:: Collected data ::
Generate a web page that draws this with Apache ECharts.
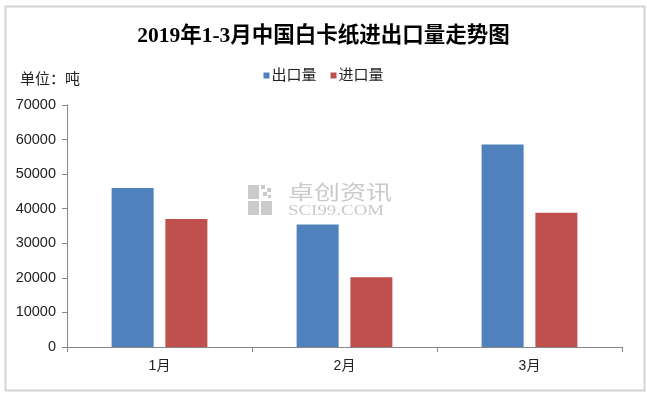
<!DOCTYPE html>
<html>
<head>
<meta charset="utf-8">
<script src="https://cdn.jsdelivr.net/npm/echarts@6/dist/echarts.min.js"></script>
<style>
html,body{margin:0;padding:0;background:#fff;}
#c{width:647px;height:393px;}
</style>
</head>
<body>
<div id="c"></div>
<script>
var categories = ['1月', '2月', '3月'];
var exportValues = [46000, 35400, 58600];
var importValues = [37000, 20200, 38800];
var seriesNames = ['出口量', '进口量'];
var yTicks = [0, 10000, 20000, 30000, 40000, 50000, 60000, 70000];

var chart = echarts.init(document.getElementById('c'), null, {renderer: 'canvas'});
var font = '"Liberation Sans", Arial, "Noto Sans CJK SC", sans-serif';
var wm = '#cacaca';
chart.setOption({
  backgroundColor: '#ffffff',
  animation: false,
  title: {
    text: '2019年1-3月中国白卡纸进出口量走势图',
    left: 'center',
    top: 21,
    textStyle: {
      fontFamily: '"Liberation Serif", "Times New Roman", "Noto Sans CJK SC", serif',
      fontSize: 21.5,
      fontWeight: 'bold',
      color: '#000'
    }
  },
  legend: {
    data: seriesNames,
    top: 63,
    left: 'center',
    itemWidth: 6,
    itemHeight: 6,
    itemGap: 14,
    icon: 'rect',
    textStyle: {fontFamily: font, fontSize: 15, color: '#222', padding: [0, 0, 0, -3]}
  },
  grid: {left: 67, right: 25, top: 105, bottom: 46, containLabel: false},
  xAxis: {
    type: 'category',
    data: categories,
    axisLine: {lineStyle: {color: '#868686', width: 1}},
    axisTick: {show: true, length: 5, inside: false, lineStyle: {color: '#868686'}},
    axisLabel: {fontFamily: font, fontSize: 14, color: '#222', margin: 12}
  },
  yAxis: {
    type: 'value',
    min: yTicks[0],
    max: yTicks[yTicks.length - 1],
    interval: 10000,
    axisLine: {show: true, lineStyle: {color: '#868686', width: 1}},
    axisTick: {show: true, length: 5, lineStyle: {color: '#868686'}},
    splitLine: {show: false},
    axisLabel: {fontFamily: font, fontSize: 14.5, color: '#222', margin: 11, formatter: function (v) { return String(v); }}
  },
  series: [
    {
      name: seriesNames[0],
      type: 'bar',
      data: exportValues,
      barWidth: 42,
      barGap: '28%',
      itemStyle: {color: '#4f81bd'}
    },
    {
      name: seriesNames[1],
      type: 'bar',
      data: importValues,
      barWidth: 42,
      barGap: '28%',
      itemStyle: {color: '#c0504d'}
    }
  ],
  graphic: [
    {type: 'rect', left: 3, top: 4, shape: {width: 639, height: 384}, style: {fill: 'none', stroke: '#d4d4d4', lineWidth: 2}, z: 100},
    {type: 'text', left: 20, top: 71, style: {text: '单位：吨', font: '15px "Noto Sans CJK SC", sans-serif', fill: '#222'}},
    {type: 'group', left: 248, top: 182, z: -1, children: [
      {type: 'rect', shape: {x: 0, y: 0, width: 11, height: 14}, style: {fill: wm}},
      {type: 'rect', shape: {x: 0, y: 16, width: 11, height: 14}, style: {fill: wm}},
      {type: 'rect', shape: {x: 13, y: 16, width: 11, height: 14}, style: {fill: wm}},
      {type: 'rect', shape: {x: 13, y: 0, width: 4, height: 4}, style: {fill: wm}},
      {type: 'rect', shape: {x: 19, y: 3, width: 4, height: 4}, style: {fill: wm}},
      {type: 'rect', shape: {x: 15, y: 7, width: 4, height: 4}, style: {fill: wm}},
      {type: 'rect', shape: {x: 20, y: 10, width: 3, height: 3}, style: {fill: wm}},
      {type: 'text', x: 40, y: -3, scaleX: 1.3, style: {text: '卓创资讯', font: '20px "Noto Sans CJK SC", sans-serif', fill: wm}},
      {type: 'text', x: 40, y: 19, scaleX: 1.35, style: {text: 'SCI99.COM', font: '14px "Liberation Serif", serif', fill: wm}}
    ]}
  ]
});
</script>
</body>
</html>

:: What is being asked ::
Please repeat exactly the data above from its first line to the line that contains "50000, 60000, 70000];", inclusive, and leave every picture out.

:: The answer ::
Generate a web page that draws this with Apache ECharts.
<!DOCTYPE html>
<html>
<head>
<meta charset="utf-8">
<script src="https://cdn.jsdelivr.net/npm/echarts@6/dist/echarts.min.js"></script>
<style>
html,body{margin:0;padding:0;background:#fff;}
#c{width:647px;height:393px;}
</style>
</head>
<body>
<div id="c"></div>
<script>
var categories = ['1月', '2月', '3月'];
var exportValues = [46000, 35400, 58600];
var importValues = [37000, 20200, 38800];
var seriesNames = ['出口量', '进口量'];
var yTicks = [0, 10000, 20000, 30000, 40000, 50000, 60000, 70000];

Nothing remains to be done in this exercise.